= Nataša Lalić =

Serbian politician (born 1983)

Nataša Lalić (Наташа Лалић; born 1 October 1983) is a politician in Serbia. She served in the Assembly of Vojvodina from 2012 to 2016 as a member of the League of Social Democrats of Vojvodina (LSV).

==Private life and career==
Lalić is from Zrenjanin in Vojvodina and has a degree in environmental engineering.

==Political career==
Lalić received the ninth position on the LSV's electoral list in the 2012 Vojvodina provincial election and narrowly missed direct election when the list won eight mandates. She was awarded a seat in the assembly on 20 June 2012 after party leader Nenad Čanak declined his provincial mandate to sit in the National Assembly of Serbia. The LSV was part of Vojvodina's coalition government during this time, and Lalić was a supporter of the ministry.

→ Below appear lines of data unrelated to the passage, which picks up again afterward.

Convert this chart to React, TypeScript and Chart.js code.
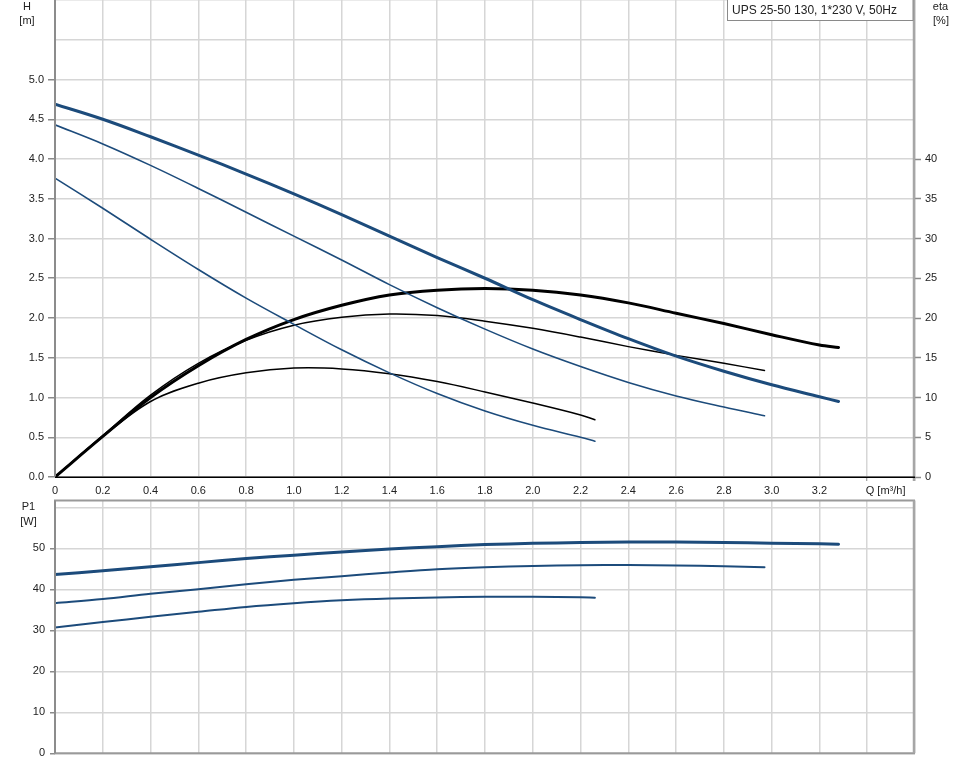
import React, { useEffect, useRef } from 'react';
import { Chart, registerables } from 'chart.js';

Chart.register(...registerables);

// ---------- data ----------
const qSpeed3 = [0, 0.2, 0.4, 0.6, 0.8, 1.0, 1.2, 1.4, 1.6, 1.8, 2.0, 2.2, 2.4, 2.6, 2.8, 3.0, 3.2, 3.28];
const qSpeed2 = [0, 0.2, 0.4, 0.6, 0.8, 1.0, 1.2, 1.4, 1.6, 1.8, 2.0, 2.2, 2.4, 2.6, 2.8, 2.97];
const qSpeed1 = [0, 0.2, 0.4, 0.6, 0.8, 1.0, 1.2, 1.4, 1.6, 1.8, 2.0, 2.2, 2.26];

const headSpeed3 = [4.69, 4.5, 4.28, 4.05, 3.81, 3.56, 3.3, 3.03, 2.76, 2.5, 2.23, 1.98, 1.74, 1.52, 1.33, 1.16, 1.01, 0.95];
const headSpeed2 = [4.43, 4.19, 3.92, 3.63, 3.33, 3.03, 2.73, 2.42, 2.13, 1.86, 1.61, 1.39, 1.19, 1.02, 0.88, 0.77];
const headSpeed1 = [3.76, 3.38, 2.99, 2.61, 2.25, 1.92, 1.6, 1.31, 1.05, 0.83, 0.65, 0.5, 0.45];

const etaSpeed3 = [0, 5.1, 10.0, 14.0, 17.3, 19.8, 21.6, 22.9, 23.5, 23.7, 23.5, 22.9, 21.9, 20.6, 19.3, 17.9, 16.6, 16.3];
const etaSpeed2 = [0, 5.2, 10.3, 14.3, 17.2, 19.1, 20.1, 20.5, 20.3, 19.6, 18.7, 17.6, 16.4, 15.3, 14.3, 13.4];
const etaSpeed1 = [0, 5.1, 9.5, 11.8, 13.1, 13.7, 13.6, 13.0, 12.0, 10.7, 9.3, 7.8, 7.2];

const powerSpeed3 = [43.6, 44.5, 45.5, 46.5, 47.5, 48.3, 49.1, 49.8, 50.4, 50.9, 51.2, 51.4, 51.5, 51.5, 51.4, 51.25, 51.1, 51.0];
const powerSpeed2 = [36.6, 37.6, 38.9, 40.0, 41.2, 42.3, 43.2, 44.1, 44.9, 45.4, 45.7, 45.85, 45.9, 45.8, 45.6, 45.4];
const powerSpeed1 = [30.7, 32.0, 33.3, 34.5, 35.7, 36.6, 37.3, 37.75, 38.0, 38.15, 38.15, 38.05, 37.95];

// ---------- ticks ----------
const qTicks = [0, 0.2, 0.4, 0.6, 0.8, 1.0, 1.2, 1.4, 1.6, 1.8, 2.0, 2.2, 2.4, 2.6, 2.8, 3.0, 3.2, 3.4, 3.6];
const qTickLabels = ['0', '0.2', '0.4', '0.6', '0.8', '1.0', '1.2', '1.4', '1.6', '1.8', '2.0', '2.2', '2.4', '2.6', '2.8', '3.0', '3.2', '', ''];
const headTicks = [0, 0.5, 1.0, 1.5, 2.0, 2.5, 3.0, 3.5, 4.0, 4.5, 5.0, 5.5, 6.0];
const headTickLabels = ['0.0', '0.5', '1.0', '1.5', '2.0', '2.5', '3.0', '3.5', '4.0', '4.5', '5.0', '', ''];
const etaTicks = [0, 5, 10, 15, 20, 25, 30, 35, 40];
const etaTickLabels = ['0', '5', '10', '15', '20', '25', '30', '35', '40'];
const powerTicks = [0, 10, 20, 30, 40, 50, 60];
const powerTickLabels = ['0', '10', '20', '30', '40', '50', ''];

const legendText = 'UPS 25-50 130, 1*230 V, 50Hz';
const qAxisTitle = 'Q [m³/h]';

// ---------- style ----------
const FONT = '"Liberation Sans", Arial, Helvetica, sans-serif';
const BLUE = '#1c4b7b';
const GRID = '#d6d6d6';
const TICK = '#8a8a8a';
const TEXT = '#222';

const toPts = (q: number[], v: number[]) => q.map((x, i) => ({ x, y: v[i] }));

const setTicks = (vals: number[]) => (s: any) => {
  s.ticks = vals.map((v) => ({ value: v }));
};
const fitW = (w: number) => (s: any) => {
  s.width = w;
  s.paddingTop = 0;
  s.paddingBottom = 0;
  s.paddingLeft = 0;
  s.paddingRight = 0;
};
const fitH = (h: number) => (s: any) => {
  s.height = h;
  s.paddingTop = 0;
  s.paddingBottom = 0;
  s.paddingLeft = 0;
  s.paddingRight = 0;
};

const line = (ctx: CanvasRenderingContext2D, x1: number, y1: number, x2: number, y2: number) => {
  ctx.beginPath();
  ctx.moveTo(x1, y1);
  ctx.lineTo(x2, y2);
  ctx.stroke();
};

const lineDs = (data: any[], axis: string, color: string, width: number) => ({
  data,
  yAxisID: axis,
  borderColor: color,
  borderWidth: width,
  pointRadius: 0,
  fill: false,
  tension: 0.35,
  borderCapStyle: 'round' as const,
  borderJoinStyle: 'round' as const,
});

const tickFont = { family: FONT, size: 11 };

const topFrame = {
  id: 'topFrame',
  afterDraw(chart: any) {
    const { ctx, chartArea } = chart;
    const { left, right, top, bottom } = chartArea;
    ctx.save();
    ctx.strokeStyle = '#8c8c8c';
    ctx.lineWidth = 2;
    line(ctx, left, top, left, bottom);
    ctx.strokeStyle = '#a6a6a6';
    ctx.lineWidth = 2.5;
    line(ctx, right - 1, top, right - 1, bottom + 4);
    ctx.strokeStyle = '#000';
    ctx.lineWidth = 1.4;
    line(ctx, left, bottom + 0.3, right, bottom + 0.3);

    // legend box
    ctx.fillStyle = '#fff';
    ctx.fillRect(727.5, -1, 185.5, 21.5);
    ctx.strokeStyle = '#8a8a8a';
    ctx.lineWidth = 1;
    ctx.strokeRect(727.5, -1, 185.5, 21.5);
    ctx.fillStyle = TEXT;
    ctx.font = `12px ${FONT}`;
    ctx.textAlign = 'left';
    ctx.textBaseline = 'middle';
    ctx.fillText(legendText, 732, 11);

    // axis titles
    ctx.font = `11px ${FONT}`;
    ctx.textAlign = 'center';
    ctx.fillText('H', 27, 6.5);
    ctx.fillText('[m]', 27, 21);
    ctx.fillText('eta', 940.5, 6.5);
    ctx.fillText('[%]', 941, 21);

    // Q axis title
    const xs = chart.scales.x;
    ctx.textAlign = 'left';
    ctx.textBaseline = 'middle';
    ctx.fillText(qAxisTitle, xs.getPixelForValue(3.4) - 1.5, 490.5);
    ctx.restore();
  },
};

const bottomFrame = {
  id: 'bottomFrame',
  afterDraw(chart: any) {
    const { ctx, chartArea } = chart;
    const { left, right, top, bottom } = chartArea;
    ctx.save();
    ctx.strokeStyle = '#9a9a9a';
    ctx.lineWidth = 2;
    line(ctx, left - 1, top, right, top);
    line(ctx, left - 1, bottom, right, bottom);
    ctx.strokeStyle = '#8c8c8c';
    line(ctx, left, top, left, bottom);
    ctx.strokeStyle = '#a6a6a6';
    ctx.lineWidth = 2.5;
    line(ctx, right - 1, top, right - 1, bottom);

    ctx.fillStyle = TEXT;
    ctx.font = `11px ${FONT}`;
    ctx.textAlign = 'center';
    ctx.textBaseline = 'middle';
    ctx.fillText('P1', 28.5, 10);
    ctx.fillText('[W]', 28.5, 24.5);
    ctx.restore();
  },
};

export default function App() {
  const topRef = useRef<HTMLCanvasElement>(null);
  const botRef = useRef<HTMLCanvasElement>(null);

  useEffect(() => {
    const top = new Chart(topRef.current as HTMLCanvasElement, {
      type: 'line',
      data: {
        datasets: [
          lineDs(toPts(qSpeed3, headSpeed3), 'y', BLUE, 3),
          lineDs(toPts(qSpeed2, headSpeed2), 'y', BLUE, 1.6),
          lineDs(toPts(qSpeed1, headSpeed1), 'y', BLUE, 1.6),
          lineDs(toPts(qSpeed3, etaSpeed3), 'eta', '#000', 3),
          lineDs(toPts(qSpeed2, etaSpeed2), 'eta', '#000', 1.5),
          lineDs(toPts(qSpeed1, etaSpeed1), 'eta', '#000', 1.5),
        ] as any,
      },
      options: {
        responsive: false,
        animation: false,
        events: [],
        layout: { padding: 0 },
        plugins: { legend: { display: false }, tooltip: { enabled: false } },
        scales: {
          x: {
            type: 'linear',
            min: 0,
            max: 3.6,
            afterBuildTicks: setTicks(qTicks),
            afterFit: fitH(20),
            border: { display: false },
            grid: {
              color: GRID,
              lineWidth: 1.5,
              tickLength: 4,
              tickWidth: 1,
              tickColor: (c: any) => (c.tick && c.tick.value > 3.3 ? TICK : 'rgba(0,0,0,0)'),
            },
            ticks: {
              autoSkip: false,
              maxRotation: 0,
              padding: 3,
              color: TEXT,
              font: tickFont,
              callback: (_v: any, i: number) => qTickLabels[i],
            },
          },
          y: {
            type: 'linear',
            position: 'left',
            min: 0,
            max: 6,
            afterBuildTicks: setTicks(headTicks),
            afterFit: fitW(55),
            border: { display: false },
            grid: {
              color: GRID,
              lineWidth: 1.5,
              tickLength: 7,
              tickWidth: 1.5,
              tickColor: (c: any) => (c.tick && c.tick.value > 5.01 ? 'rgba(0,0,0,0)' : TICK),
            },
            ticks: {
              padding: 4,
              color: TEXT,
              font: tickFont,
              callback: (_v: any, i: number) => headTickLabels[i],
            },
          },
          eta: {
            type: 'linear',
            position: 'right',
            min: 0,
            max: 60,
            afterBuildTicks: setTicks(etaTicks),
            afterFit: fitW(53),
            border: { display: false },
            grid: { drawOnChartArea: false, tickLength: 6, tickWidth: 1.5, tickColor: TICK },
            ticks: {
              padding: 4,
              color: TEXT,
              font: tickFont,
              callback: (_v: any, i: number) => etaTickLabels[i],
            },
          },
        },
      } as any,
      plugins: [topFrame],
    });

    const bottom = new Chart(botRef.current as HTMLCanvasElement, {
      type: 'line',
      data: {
        datasets: [
          lineDs(toPts(qSpeed3, powerSpeed3), 'y', BLUE, 3),
          lineDs(toPts(qSpeed2, powerSpeed2), 'y', BLUE, 2),
          lineDs(toPts(qSpeed1, powerSpeed1), 'y', BLUE, 2),
        ] as any,
      },
      options: {
        responsive: false,
        animation: false,
        events: [],
        layout: { padding: { top: 3.5, bottom: 10.7, right: 53, left: 0 } },
        plugins: { legend: { display: false }, tooltip: { enabled: false } },
        scales: {
          x: {
            type: 'linear',
            min: 0,
            max: 3.6,
            afterBuildTicks: setTicks(qTicks),
            afterFit: fitH(0),
            border: { display: false },
            grid: { color: GRID, lineWidth: 1.5, drawTicks: false },
            ticks: { display: false },
          },
          y: {
            type: 'linear',
            position: 'left',
            min: 0,
            max: 61.65,
            afterBuildTicks: setTicks(powerTicks),
            afterFit: fitW(55),
            border: { display: false },
            grid: {
              color: GRID,
              lineWidth: 1.5,
              tickLength: 5,
              tickWidth: 1.5,
              tickColor: (c: any) => (c.tick && c.tick.value > 55 ? 'rgba(0,0,0,0)' : TICK),
            },
            ticks: {
              padding: 5,
              color: TEXT,
              font: tickFont,
              callback: (_v: any, i: number) => powerTickLabels[i],
            },
          },
        },
      } as any,
      plugins: [bottomFrame],
    });

    return () => {
      top.destroy();
      bottom.destroy();
    };
  }, []);

  return (
    <div style={{ position: 'absolute', left: 0, top: 0, width: 968, height: 764, background: '#fff' }}>
      <canvas
        ref={topRef}
        width={968}
        height={497}
        style={{ position: 'absolute', left: 0, top: 0, width: 968, height: 497, display: 'block' }}
      />
      <canvas
        ref={botRef}
        width={968}
        height={267}
        style={{ position: 'absolute', left: 0, top: 497, width: 968, height: 267, display: 'block' }}
      />
    </div>
  );
}
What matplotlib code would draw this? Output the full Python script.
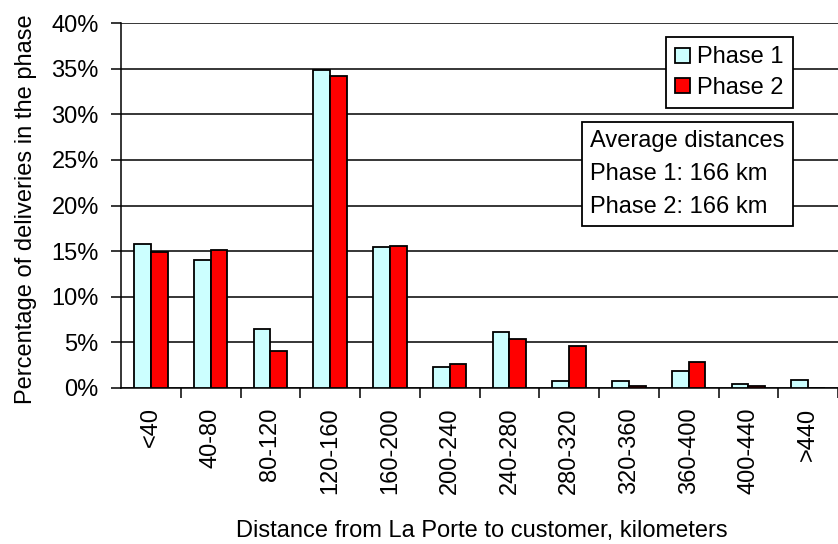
import numpy as np
import matplotlib
matplotlib.use('Agg')
import matplotlib.pyplot as plt
from matplotlib.ticker import FixedLocator, PercentFormatter

# ---- data ----
categories = ['<40', '40-80', '80-120', '120-160', '160-200', '200-240',
              '240-280', '280-320', '320-360', '360-400', '400-440', '>440']
phase1 = [15.8, 14.0, 6.5, 34.8, 15.4, 2.3, 6.1, 0.8, 0.8, 1.9, 0.4, 0.9]
phase2 = [14.9, 15.1, 4.1, 34.2, 15.6, 2.6, 5.4, 4.6, 0.2, 2.8, 0.2, 0.0]
y_ticks = [0, 5, 10, 15, 20, 25, 30, 35, 40]
avg_text = 'Average distances\nPhase 1: 166 km\nPhase 2: 166 km'

plt.rcParams['font.family'] = ['Liberation Sans', 'DejaVu Sans']
FS = 17

W, H = 838, 544
fig = plt.figure(figsize=(W/100, H/100), dpi=100)
ax = fig.add_axes([121/W, 1-388/H, (W-121)/W, (388-23)/H])

x = np.arange(len(categories))
bw = 0.28
ax.bar(x - bw/2, phase1, width=bw, color='#CCFFFF', edgecolor='black',
       linewidth=1.3, label='Phase 1', zorder=3)
ax.bar(x + bw/2, phase2, width=bw, color='#FF0000', edgecolor='black',
       linewidth=1.3, label='Phase 2', zorder=3)

ax.set_xlim(-0.5, -0.5 + (W-121)/60.3)
ax.set_ylim(0, 40)
ax.yaxis.set_major_locator(FixedLocator(y_ticks))
ax.yaxis.set_major_formatter(PercentFormatter(decimals=0))
ax.grid(axis='y', color='black', linewidth=1.1, zorder=0)
ax.set_axisbelow(True)

ax.set_xticks(x)
ax.set_xticklabels(categories, rotation=90, fontsize=FS)
ax.set_xticks(np.arange(len(categories)) + 0.5, minor=True)
ax.tick_params(axis='x', which='major', length=0, pad=14)
ax.tick_params(axis='x', which='minor', length=7, width=1.1, direction='out')
ax.tick_params(axis='y', length=7, width=1.1, labelsize=FS, pad=9)

for s in ['top', 'right']:
    ax.spines[s].set_visible(False)
for s in ['left', 'bottom']:
    ax.spines[s].set_linewidth(1.1)

fig.text(482/W, 1-531/H, 'Distance from La Porte to customer, kilometers',
         fontsize=FS, ha='center', va='center')
fig.text(26/W, 1-209/H, 'Percentage of deliveries in the phase', fontsize=FS,
         rotation=90, ha='center', va='center')

leg = fig.legend(loc='upper left', bbox_to_anchor=(666/W, 1-37/H), fontsize=FS,
                 frameon=True, fancybox=False, handlelength=0.6, handleheight=0.6,
                 handletextpad=0.3, borderpad=0.4, labelspacing=0.35,
                 borderaxespad=0)
leg.get_frame().set_edgecolor('black')
leg.get_frame().set_linewidth(1.3)
leg.get_frame().set_alpha(None)

fig.text(590/W, 1-130/H, avg_text, fontsize=FS, ha='left', va='top',
         linespacing=1.65,
         bbox=dict(boxstyle='square,pad=0.35', facecolor='white',
                   edgecolor='black', linewidth=1.3))

fig.savefig('out.png', dpi=100)
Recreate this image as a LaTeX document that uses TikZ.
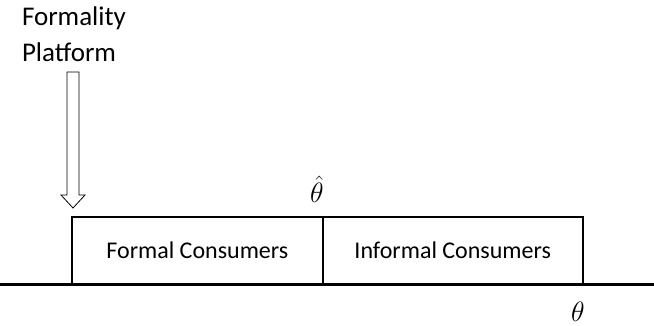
\RequirePackage{fix-cm}
\documentclass[tikz,border=0pt]{standalone}
\usepackage{fontspec}
\setmainfont{Carlito}
\usepackage{amsmath}

\begin{document}
\begin{tikzpicture}[x=1pt,y=1pt]
            \tikzstyle{every node}+=[inner sep=0pt,outer sep=0pt]
            \tikzstyle{toplabel}=[anchor=base west,font=\fontsize{27}{32}\selectfont]
            \tikzstyle{group}=[draw=black,line width=2pt,anchor=south west,minimum height=68pt,font=\fontsize{24}{28}\selectfont]
            \tikzstyle{mathlabel}=[anchor=base,font=\fontsize{28}{32}\selectfont]
            \useasboundingbox (0,0) rectangle (654,-326);
            \node [toplabel] (formality) at (22,-26) {Formality};
            \node [toplabel] (platform) at (22,-62) {Platform};
            \coordinate (axisl) at (0,-284.7);
            \coordinate (axisr) at (654,-284.7);
            \node [group,minimum width=250.7pt] (formal) at (72,-284.7) {Formal Consumers};
            \node [group,minimum width=260pt] (informal) at (formal.south east) {Informal Consumers};
            \draw [black,line width=2.5pt] (axisl) -- (axisr);
            \node [mathlabel] (thetahat) at (317,-203) {$\hat{\theta}$};
            \node [mathlabel] (theta) at (578,-321) {$\theta$};
            % hollow arrow from the label down to the box
            \coordinate (tip) at (73,-208);
            \draw [black,line width=0.8pt] (tip) -- ++(-12,13) -- ++(6,0) -- ++(0,123) -- ++(12,0)
                -- ++(0,-123) -- ++(6,0) -- cycle;
\end{tikzpicture}
\end{document}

She was given the twelfth position on the LSV's list in the 2012 provincial election and was again not directly elected when the list won nine mandates. She appears to have declined an opportunity to return to the assembly in November 2016 following the resignation of Đorđe Stojšić, whose mandate was taken by Saša Šućurović, the thirteenth candidate on the list.

She also appeared as an LSV candidate in the 2016 Serbian parliamentary election, in too low a position for direct election to be a realistic possibility.

As of 2019, Lalić is secretary of the LSV's executive board and a member of the party's main board.